James O'Dwyer (left) and Rafael D'Andrea.
Strategies to sidestep selfish peer reviewers
Researchers point to options for tackling bias against competitors.
20 November 2017
James O'Dwyer (left) and Rafael D'Andrea.
For scientists, getting ahead often means publishing more papers in higher-ranked journals than their competitors. But publication requires peer review — the scientist’s work is evaluated by experts in their field who are often his or her direct competitors. The concern for many scientists is that reviewers acting selfishly can prevent or delay publication of high-quality research that puts their own work in the shade.
Can journal editors take steps to save peer review from these ‘selfish’ reviewers?
That was the question Rafael D’Andrea and James O’Dwyer of the University of Illinois addressed in a study published in October in PLoS ONE. They built a computational model to simulate the peer review process. Their model, based on a 2011 study, assumed that each paper was evaluated by two reviewers randomly drawn from a pool of scientists. Impartial reviewers recommended acceptance of the paper on condition that it exceeded a certain quality threshold. Selfish reviewers would, however, recommend rejection of papers that were of higher quality than their own papers — and accept all inferior papers.
D’Andrea and O’Dwyer then ran a series of simulations, progressively increasing the number of selfish reviewers in the pool. In their initial simulations, the editor simply passed on the reviewers’ recommendations, accepting the paper 50% of the time if reviewers disagreed. As the number of selfish reviewers increased, the quality of accepted papers fell. Just 10% of reviewers acting selfishly could bring quality down by a full standard deviation.
Next, D’Andrea and O’Dwyer considered a number of alternative editorial strategies. Consulting a third reviewer in cases of reviewer disagreement improved the quality of accepted papers, although this became less effective the more selfish reviewers there were in the pool.
Quality was also improved by ‘desk rejecting’ the weakest papers and accepting the very best papers without sending them to reviewers. However, as D’Andrea and O’Dwyer acknowledge, this strategy relies on editors being able to judge the quality of a paper as well as an expert reviewer could.

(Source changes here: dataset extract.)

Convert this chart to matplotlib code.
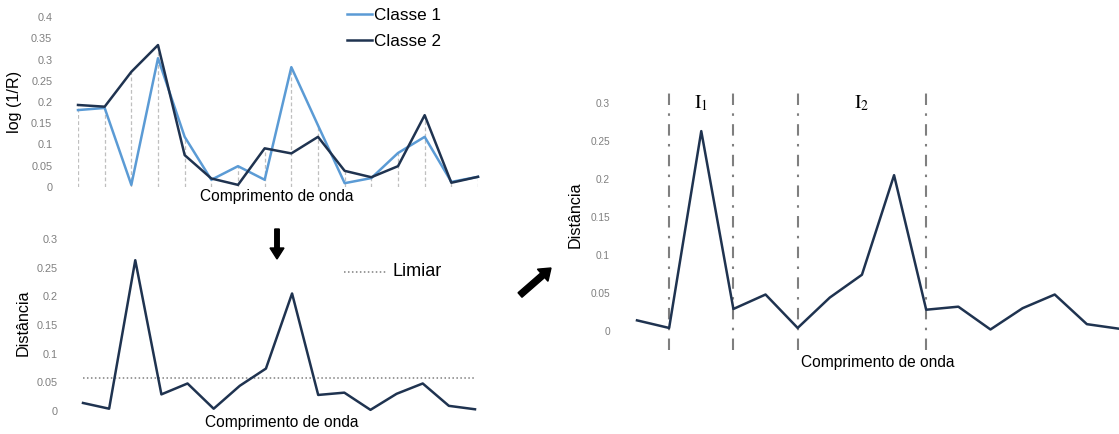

A third potentially useful strategy was to blacklist reviewers who consistently disagreed with other reviewers. This assumes optimistically that reviewers will tend to agree with one another if they are acting impartially. It would also require reviewer history to be shared across journals, which does not currently happen.
Flaminio Squazzoni from the University of Brescia, has adopted a similar approach in his own work and acknowledges that models are only as good as their assumptions. “Most attempts, including this article, assume that quality is easily definable and detectable by scientists,” he says. “This is an approximation, which is even more problematic in fields, such as social sciences, for example, in which multiple approaches and standards coexist.”
The next step, says Squazzoni, is to test these models against real-world peer review data. To this end, he’s leading the PEERE initiative, a collaboration with publishers and scientific societies aimed at opening up peer review data.
In the meantime, D’Andrea and O’Dwyer argue that computational modelling is a useful first step, highlighting potential vulnerabilities in peer review and suggesting where data gathering should focus. “We view this as continuing an ongoing discussion on the future and value of peer review,” they say. “This is a time where various different models of scientific publishing are playing out, and so careful study of peer review and the publishing process more generally may help shape how we do and communicate science.”